GnJ now at the table is insistent this young bloke is a racing driver because
he is slight of build.
"He's Scottish anyhoos".
"How the fuck do you
know"
"I just know"
"No way"
"Wanna bet?"
"How much"
"$100 US says he's
Scottish"
Unfortunately for me, Elaine
jumps in at this stage and stops GnJ from losing - again. I am
willing him to bet me by extending my hand and all sorts, alas it was not to
be.
"So, how DO you know he's
Scottish?"
"Coz while you went for a
piss I conversed with him".
HA!
GnJ now convinced this bloke's a
racing driver, so I pop on over and say hello. He's a bar tender in a
bingo hall in Aberdeen - who occasionally calls the bingo. After I laugh
at him for being gay, I go back to the table and make up a story that he was in
fact the Formula Renault driver from earlier in the day. HA! GnJ's
a sucker.
We're now sat in the bar getting
a drink on the hoose. Because they needed the table we were at, we were
politely asked to vacate and have a drink at the bar. Quick as a flash
Bob asks if it's to be on the house - and it is! COOL. All I can
think of is how to get to this party, and as I'm racking my brain, my train of
thought is rudely interrupted by the Canucks asking when I am to make my move.

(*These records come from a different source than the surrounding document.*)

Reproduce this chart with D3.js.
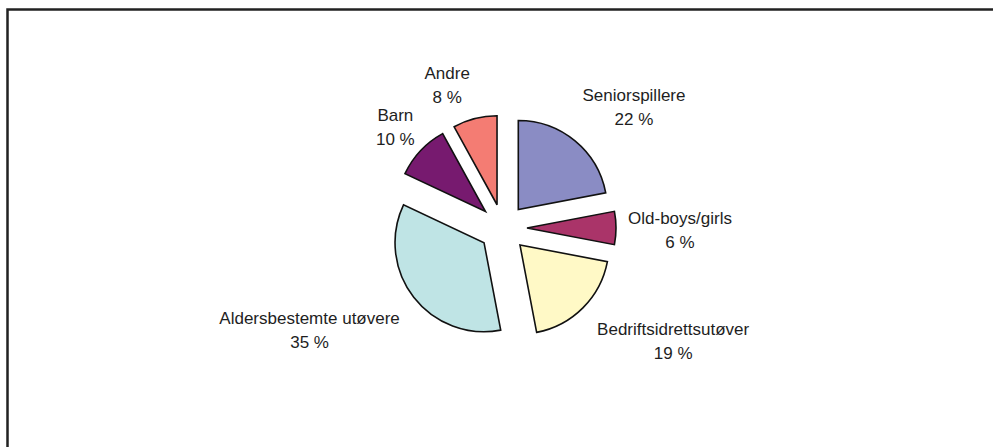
<!DOCTYPE html>
<html>
<head>
<meta charset="utf-8">
<script src="https://cdn.jsdelivr.net/npm/d3@7"></script>
<style>
  html, body { margin: 0; background: #fff; overflow: hidden; }
  svg { display: block; }
  text { font-family: "Liberation Sans", Arial, sans-serif; fill: #1e1e1e; }
</style>
</head>
<body>
<div id="viz"></div>
<script>
// data
var categories = ['Seniorspillere', 'Old-boys/girls', 'Bedriftsidrettsutøver',
                  'Aldersbestemte utøvere', 'Barn', 'Andre'];
var shares = [22, 6, 19, 35, 10, 8];
var colors = ['#8A8CC4', '#AA3469', '#FFF9C6', '#BFE4E5', '#771A6F', '#F47C73'];

// label nudges (px) relative to the label-ring centroid
var labelNudge = [[29, 2], [17, 2], [57, 0], [-67, 4], [9, 9], [-16, 12]];

var width = 993,
    height = 447,
    cx = 503,
    cy = 228,
    radius = 89,
    explode = 24,
    labelRadius = 160,
    lineGap = 24;

var svg = d3.select('#viz').append('svg')
    .attr('width', width + 200)
    .attr('height', height + 200);

// chart frame (cut off at right and bottom)
svg.append('path')
    .attr('d', 'M7.5,' + (height + 50) + 'V9.5H' + (width + 50))
    .attr('fill', 'none')
    .attr('stroke', '#222')
    .attr('stroke-width', 2.5);

var pie = d3.pie().sort(null).value(function (d) { return d; });
var slices = pie(shares);

var arc = d3.arc().innerRadius(0).outerRadius(radius);
var labelArc = d3.arc().innerRadius(labelRadius).outerRadius(labelRadius);

var g = svg.append('g')
    .attr('transform', 'translate(' + cx + ',' + cy + ')');

g.selectAll('path')
    .data(slices)
    .enter().append('path')
    .attr('d', arc)
    .attr('transform', function (d) {
        var a = (d.startAngle + d.endAngle) / 2;
        return 'translate(' + (Math.sin(a) * explode) + ',' + (-Math.cos(a) * explode) + ')';
    })
    .attr('fill', function (d, i) { return colors[i]; })
    .attr('stroke', '#111')
    .attr('stroke-width', 1.6)
    .attr('stroke-linejoin', 'miter');

var labels = g.selectAll('text.lbl')
    .data(slices)
    .enter().append('text')
    .attr('class', 'lbl')
    .attr('text-anchor', 'middle')
    .attr('font-size', 17)
    .attr('transform', function (d, i) {
        var c = labelArc.centroid(d);
        return 'translate(' + (c[0] + labelNudge[i][0]) + ',' + (c[1] + labelNudge[i][1]) + ')';
    });

labels.append('tspan')
    .attr('x', 0)
    .attr('y', -lineGap / 2 + 6)
    .text(function (d, i) { return categories[i]; });

labels.append('tspan')
    .attr('x', 0)
    .attr('y', lineGap / 2 + 6)
    .text(function (d) { return d.value + ' %'; });
</script>
</body>
</html>
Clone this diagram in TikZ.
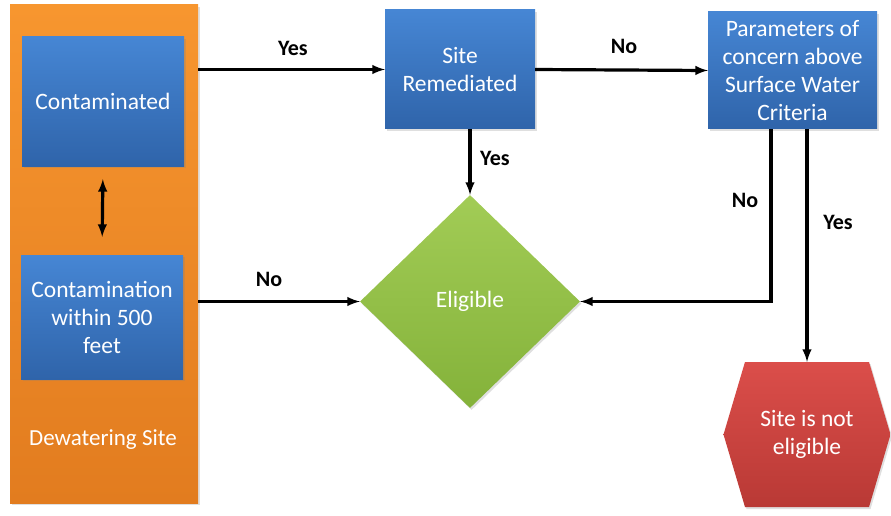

For some reason Elaine suggested GnJ would be a great help - I think not and
head off towards the elevators to see where the action is at and to suss out
how many guards I need to slip past. Quick reccie over, I return to the
table to be met with that weird whining noise that was prevalent in Bob's car.
I try to explain that I am something of an expert in these matters, but it fell
on deaf ears. I finish my drink and go for act 2. I casually walk
straight to the elevator and press the button to call it. As I'm waiting,
I hear the bloke next to me speak to his burd.
"That sounds like a British
accent"
"Yeah, I'm from your part of
the world" (The skirt)
"Cool, you over for the race
then?"
"Yeah, I'm with McLaren"
"Excellent, what do you do?"
<life arrives and I get in
with this couple>
"Oh, I'm David Coulthard's
trainer"
"Ah - you're the new bloke
then?"
"Aye"
"I believe there's a party
happening tonight?"
"Yeah, that's where we're
going"
"Not to be a knob or that,
but any danger we might be able to come down - I'll buy ye a pint"
"Aye, they're all pished now
anyway, so come on doon"
"There's a fair few of us
like" <note - no number mentioned>
"Nae worries, just come doon"
"I missed yer name mate,
what is it in case I get any shit?"
"Just ask for Jerry"
"Cool!"
Mentally now depressing the
relevant floor to get back to the other goofs, I get off and quick march
through to the corner of the bar where we're sat. "Move - NOW".
The team know what's happening
and into the lift we all go. GnJ then proclaims his Missus has gone for a
leak - Jesus, talk about bad timing! "Well, get oot and wait for
her, hit floor 00 and ask for Jerry if you get any shit". With a
firm shove out the door, he's off and we're IN! :-)
We just casually wander in and
stroll over to the bar - we all order a drink and I'm telling the others to be
cool. I enthusiastically shake Jerry's hand and thank him - "This is
like manna from heaven for us Jerry, thanks a million man".
"Aye, nae worries, just enjoy it. See that bloke over there?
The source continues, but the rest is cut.